“Saya tidak habis pikir dengan Pak Rudi. Dua hari yang lalu meminta agar
saya fokus mengelola kelompok klien otomotif, tadi pagi dia bilang saya harus
fokus pada klien perbankan dengan alasan yang kurang jelas,” cerita Denny.
“Kamu masih lebih baik, Den. Saya kemarin ditegur di depan yang lain karena
terlambat 20 menit masuk kantor. Tapi tadi saya lihat dia hampir lebih dari 30
menit terlambat,” timpal Monika.
Denny berkata, “Sekarang saya jadi bingung apa yang harus saya lakukan.
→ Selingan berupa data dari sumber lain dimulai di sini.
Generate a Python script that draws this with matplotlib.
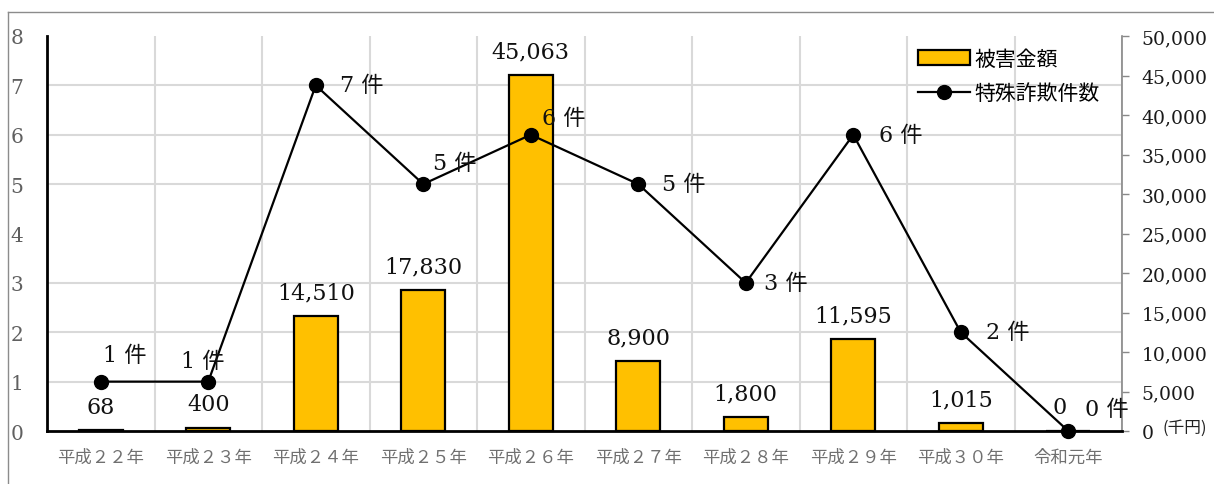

Tidak ada arahan yang jelas bagaimana caranya handle account perbankan,
apalagi background saya adalah teknik. Sebenarnya maunya Pak
Rudi itu apa sih.”
“Sudahlah…, Den. Kita kan hanya staf yang harus ikut maunya bos. Terkadang
untuk level kita harus lebih banyak bersabar,” sahut Monika untuk meredakan
emosi Denny.
Perbincangan tersebut mungkin terjadi juga di organisasi kita. Karyawan
sering kali membicarakan gaya kepemimpinan atasan yang dirasa kurang update dengan
dinamika tim. Sering kali para pemimpin merasa dirinya sudah melakukan hal yang
benar, apalagi dengan kesuksesan yang dicapai di tahun-tahun sebelumnya. Hal
itu makin melengkapi pembenaran terhadap diri sendiri.
Hal yang perlu diingatkan kembali bagi pemimpin seperti contoh tersebut adalah kondisi organisasi, lingkungan, tantangan dan karakter tim akan selalu berubah seiring dengan berjalannya waktu. Michael Hammer mengatakan, “Jika Anda pikir Anda hebat, berarti Anda akan mati. Keberhasilan di masa lalu tidak punya implikasi terhadap keberhasilan di masa depan.” Sekali lagi, para pemimpin perlu mencermati kalimat Hammer tersebut, agar update dengan perubahan yang ada.